Regarding the Official Community Plan review of Regional District of Nanaimo Area H

Regarding the Official Community Plan review of Regional District of Nanaimo Area H.

We thought clustered housing was bad. Now they want to be able to transfer housing units from one lot to another, effectively increasing density in one place while reducing in another. The reality of all this wheeling and dealing is making some areas extremely high density. No doubt down the road the other area will be reviewed and densified as well.

It is unfortunate that all these decisions will take place in the back offices of the RDN. It is very exasperating to watch these changes. Residents are now outnumbered by developers and those who want to develop at these meetings.

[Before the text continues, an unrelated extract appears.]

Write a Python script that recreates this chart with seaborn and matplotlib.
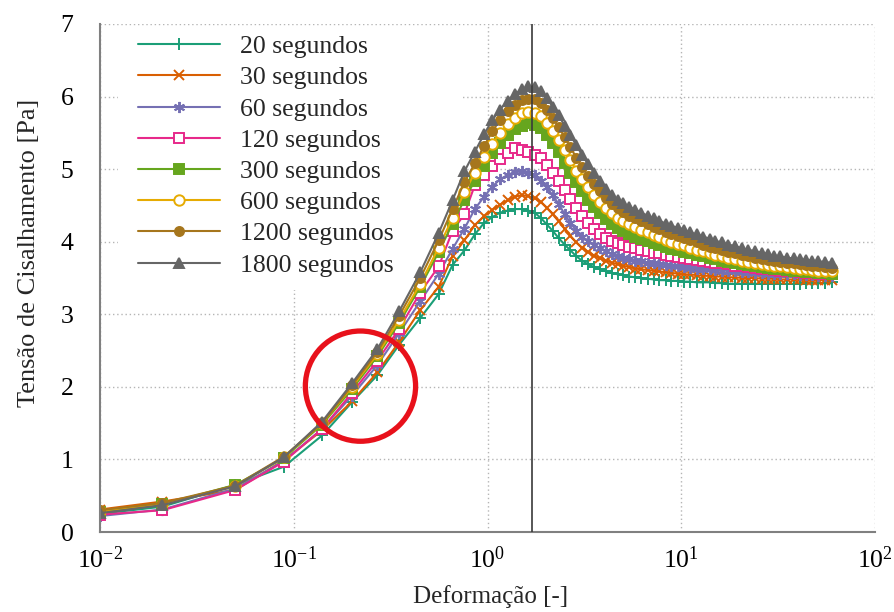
import pandas as pd
import seaborn as sns
import matplotlib.pyplot as plt
from matplotlib.patches import Rectangle

# deformation (strain) values shared by all curves
deformacao = [0.01, 0.021, 0.05, 0.089, 0.14, 0.2, 0.27, 0.35, 0.45, 0.56,
              0.66, 0.76, 0.86, 0.96, 1.06, 1.16, 1.27, 1.38, 1.5, 1.62,
              1.75, 1.88, 2.02, 2.17, 2.33, 2.5, 2.68, 2.87, 3.07, 3.3,
              3.55, 3.8, 4.1, 4.4, 4.7, 5.0, 5.4, 5.8, 6.2, 6.7,
              7.2, 7.7, 8.3, 8.9, 9.6, 10.3, 11.1, 12, 13, 14,
              15, 16.2, 17.5, 19, 20.5, 22, 24, 26, 28, 30,
              32.5, 35, 38, 41, 44, 47.5, 51, 55, 60]

# shear stress [Pa] for each rest time
s20 = [0.25, 0.35, 0.65, 0.90, 1.33, 1.79, 2.16, 2.58, 2.95, 3.28,
       3.68, 3.88, 4.10, 4.26, 4.34, 4.40, 4.43, 4.45, 4.45, 4.43,
       4.40, 4.33, 4.24, 4.15, 4.05, 3.96, 3.88, 3.80, 3.74, 3.69,
       3.65, 3.62, 3.59, 3.57, 3.55, 3.54, 3.52, 3.51, 3.50, 3.49,
       3.48, 3.47, 3.47, 3.46, 3.46, 3.45, 3.45, 3.44, 3.44, 3.44,
       3.43, 3.43, 3.42, 3.42, 3.42, 3.42, 3.42, 3.42, 3.42, 3.42,
       3.42, 3.42, 3.42, 3.42, 3.43, 3.43, 3.43, 3.43, 3.44]
s30 = [0.31, 0.42, 0.58, 0.99, 1.40, 1.80, 2.20, 2.62, 3.06, 3.38,
       3.80, 4.02, 4.23, 4.35, 4.44, 4.51, 4.57, 4.62, 4.64, 4.63,
       4.60, 4.55, 4.47, 4.38, 4.28, 4.18, 4.08, 3.99, 3.92, 3.86,
       3.81, 3.77, 3.74, 3.71, 3.69, 3.67, 3.65, 3.63, 3.62, 3.61,
       3.60, 3.59, 3.58, 3.57, 3.56, 3.55, 3.55, 3.54, 3.53, 3.53,
       3.52, 3.52, 3.51, 3.51, 3.50, 3.50, 3.50, 3.49, 3.49, 3.49,
       3.48, 3.48, 3.48, 3.48, 3.47, 3.47, 3.47, 3.47, 3.47]
s60 = [0.22, 0.31, 0.60, 0.98, 1.42, 1.88, 2.30, 2.74, 3.18, 3.56,
       3.90, 4.18, 4.45, 4.62, 4.76, 4.86, 4.92, 4.96, 4.97, 4.95,
       4.92, 4.84, 4.75, 4.64, 4.52, 4.38, 4.26, 4.15, 4.07, 4.01,
       3.96, 3.91, 3.87, 3.83, 3.80, 3.78, 3.76, 3.74, 3.73, 3.71,
       3.70, 3.69, 3.68, 3.67, 3.66, 3.65, 3.64, 3.63, 3.62, 3.62,
       3.61, 3.60, 3.60, 3.59, 3.58, 3.58, 3.57, 3.57, 3.56, 3.56,
       3.55, 3.55, 3.55, 3.54, 3.54, 3.54, 3.53, 3.53, 3.53]
s120 = [0.24, 0.30, 0.58, 0.97, 1.42, 1.92, 2.36, 2.80, 3.30, 3.66,
        4.15, 4.38, 4.78, 4.92, 5.05, 5.14, 5.22, 5.29, 5.27, 5.24,
        5.20, 5.15, 5.06, 4.95, 4.83, 4.71, 4.59, 4.47, 4.36, 4.26,
        4.17, 4.11, 4.05, 4.01, 3.98, 3.96, 3.93, 3.91, 3.89, 3.87,
        3.85, 3.84, 3.82, 3.81, 3.79, 3.78, 3.76, 3.75, 3.73, 3.72,
        3.71, 3.70, 3.69, 3.67, 3.66, 3.65, 3.64, 3.63, 3.62, 3.61,
        3.60, 3.59, 3.59, 3.58, 3.57, 3.57, 3.56, 3.56, 3.55]
s300 = [0.28, 0.38, 0.65, 1.02, 1.48, 1.97, 2.42, 2.88, 3.38, 3.86,
        4.25, 4.58, 4.84, 5.05, 5.22, 5.36, 5.47, 5.55, 5.60, 5.63,
        5.61, 5.56, 5.47, 5.36, 5.23, 5.09, 4.95, 4.82, 4.70, 4.58,
        4.48, 4.39, 4.31, 4.25, 4.19, 4.15, 4.11, 4.07, 4.04, 4.01,
        3.98, 3.95, 3.93, 3.90, 3.88, 3.86, 3.84, 3.82, 3.80, 3.78,
        3.76, 3.74, 3.72, 3.71, 3.69, 3.68, 3.66, 3.65, 3.64, 3.63,
        3.62, 3.61, 3.60, 3.59, 3.58, 3.58, 3.57, 3.57, 3.56]
s600 = [0.29, 0.39, 0.63, 1.03, 1.50, 2.00, 2.45, 2.92, 3.42, 3.92,
        4.33, 4.68, 4.95, 5.17, 5.35, 5.50, 5.62, 5.71, 5.77, 5.79,
        5.78, 5.73, 5.64, 5.53, 5.40, 5.26, 5.12, 4.98, 4.86, 4.75,
        4.64, 4.55, 4.46, 4.39, 4.33, 4.29, 4.24, 4.20, 4.16, 4.13,
        4.09, 4.06, 4.03, 4.00, 3.97, 3.95, 3.92, 3.89, 3.87, 3.84,
        3.82, 3.80, 3.78, 3.76, 3.74, 3.72, 3.71, 3.69, 3.68, 3.67,
        3.66, 3.65, 3.64, 3.63, 3.62, 3.61, 3.60, 3.60, 3.59]
s1200 = [0.30, 0.40, 0.64, 1.04, 1.50, 2.02, 2.48, 2.98, 3.50, 4.02,
         4.45, 4.82, 5.08, 5.32, 5.52, 5.68, 5.80, 5.89, 5.95, 5.97,
         5.96, 5.91, 5.82, 5.71, 5.58, 5.44, 5.30, 5.16, 5.03, 4.91,
         4.80, 4.70, 4.60, 4.52, 4.46, 4.41, 4.36, 4.32, 4.28, 4.24,
         4.20, 4.17, 4.14, 4.11, 4.08, 4.05, 4.02, 3.99, 3.96, 3.93,
         3.91, 3.88, 3.86, 3.84, 3.82, 3.80, 3.78, 3.76, 3.75, 3.73,
         3.72, 3.71, 3.70, 3.69, 3.68, 3.67, 3.66, 3.65, 3.64]
s1800 = [0.26, 0.37, 0.63, 1.03, 1.52, 2.05, 2.52, 3.04, 3.58, 4.12,
         4.57, 4.97, 5.24, 5.48, 5.68, 5.82, 5.94, 6.03, 6.10, 6.14,
         6.13, 6.08, 5.98, 5.86, 5.74, 5.60, 5.47, 5.33, 5.20, 5.07,
         4.95, 4.84, 4.73, 4.65, 4.58, 4.53, 4.48, 4.44, 4.40, 4.36,
         4.32, 4.29, 4.25, 4.22, 4.19, 4.16, 4.13, 4.10, 4.07, 4.04,
         4.01, 3.99, 3.96, 3.94, 3.91, 3.89, 3.87, 3.85, 3.83, 3.81,
         3.80, 3.78, 3.77, 3.76, 3.75, 3.74, 3.73, 3.72, 3.71]

series_names = ['20 segundos', '30 segundos', '60 segundos', '120 segundos',
                '300 segundos', '600 segundos', '1200 segundos', '1800 segundos']
series_values = [s20, s30, s60, s120, s300, s600, s1200, s1800]

# vertical reference line and highlight circle
linha_vertical = 1.69
circulo_x = 0.221
circulo_y = 2.01

cores = sns.color_palette('Dark2', 8)
marcadores = ['+', 'x', (6, 2, 0), 's', 's', 'o', 'o', '^']
preenchido = [True, True, True, False, True, False, True, True]
tamanhos = [8, 7, 8, 7.5, 6.5, 7.5, 6.5, 7.5]

rows = []
for name, vals in zip(series_names, series_values):
    for d, t in zip(deformacao, vals):
        rows.append({'serie': name, 'deformacao': d, 'tensao': t})
df = pd.DataFrame(rows)

sns.set_theme(style="white")
plt.rcParams['font.family'] = ['Liberation Serif', 'DejaVu Serif']
plt.rcParams['mathtext.fontset'] = 'custom'
plt.rcParams['mathtext.rm'] = 'Liberation Serif'

fig = plt.figure(figsize=(8.95, 6.12), dpi=100)
ax = fig.add_axes([0.1117, 0.1307, 0.866, 0.8301])
ax.set_xscale('log')

for i, name in enumerate(series_names):
    sub = df[df['serie'] == name]
    c = cores[i]
    sns.lineplot(data=sub, x='deformacao', y='tensao', ax=ax, color=c,
                 linewidth=1.5, marker=marcadores[i], markersize=tamanhos[i],
                 markeredgecolor=c, markeredgewidth=1.4,
                 markerfacecolor=c if preenchido[i] else 'white',
                 label=name, estimator=None, sort=False, zorder=2 + i * 0.01)

ax.axvline(linha_vertical, color='#3a3a3a', linewidth=1.2, zorder=3)
ax.scatter([circulo_x], [circulo_y], s=6300, facecolors='none',
           edgecolors='#e8111b', linewidths=3.8, zorder=4)

# white legend background (hides grid behind legend)
ax.add_patch(Rectangle((0.023, 0.476), 0.445, 0.52, transform=ax.transAxes,
                       facecolor='white', edgecolor='none', zorder=1))

ax.set_xlim(1e-2, 1e2)
ax.set_ylim(0, 7)
ax.set_yticks(range(8))
ax.set_axisbelow(True)
ax.grid(True, which='major', linestyle=(0, (1, 2)), color='#b5b5b5', linewidth=1.0)

for s in ['top', 'right']:
    ax.spines[s].set_visible(False)
for s in ['left', 'bottom']:
    ax.spines[s].set_color('#808080')
    ax.spines[s].set_linewidth(1.5)

ax.tick_params(axis='both', which='major', labelsize=18.5, direction='out',
               length=5, width=1.2, color='#808080', labelcolor='black')
ax.tick_params(axis='x', which='minor', direction='out', length=3, width=1.0,
               color='#808080')
ax.tick_params(axis='y', which='major', pad=14)
ax.tick_params(axis='x', which='major', pad=5)

ax.set_xlabel('Deformação [-]', fontsize=18)
ax.set_ylabel('Tensão de Cisalhamento [Pa]', fontsize=19)
ax.xaxis.set_label_coords(0.504, -0.105)
ax.yaxis.set_label_coords(-0.077, 0.55)

leg = ax.legend(loc='upper left', bbox_to_anchor=(0.049, 0.978), frameon=False,
                fontsize=18.5, handlelength=3.2, handletextpad=0.78,
                labelspacing=0.32, borderpad=0, borderaxespad=0)

fig.savefig('out.png', dpi=100)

So, there is little hope for Deep Bay to remain the rural area that it currently is. Slow growth is a thing of the past. The developers and their supporters seem to approve this type of growth. And I believe this is what the RDN staff and Area H Director Bill Veenhof want.

Further to this, five of us ‘keep it rural’ citizens will be on holiday for the next two meetings. Others have dropped out because of frustration. So there will be little opposition, but no doubt some.

I believe the RDN simply cherry picks from all the anonymous comments and continues to do whatever it wants to do, irrelevant of what the residents want. There is no protection from the Regional Growth Strategy that tries to confine growth to village centres and municipalities where services are provided. It will be their loss of tax money with development in the outback. This is not planning for the future. Rather, it is ad-hoc growth any way the RDN can get. In effect, the RDN is in competition with municipalities for tax monies.

A sorry state of affairs for the long-term, rural residents of Area H.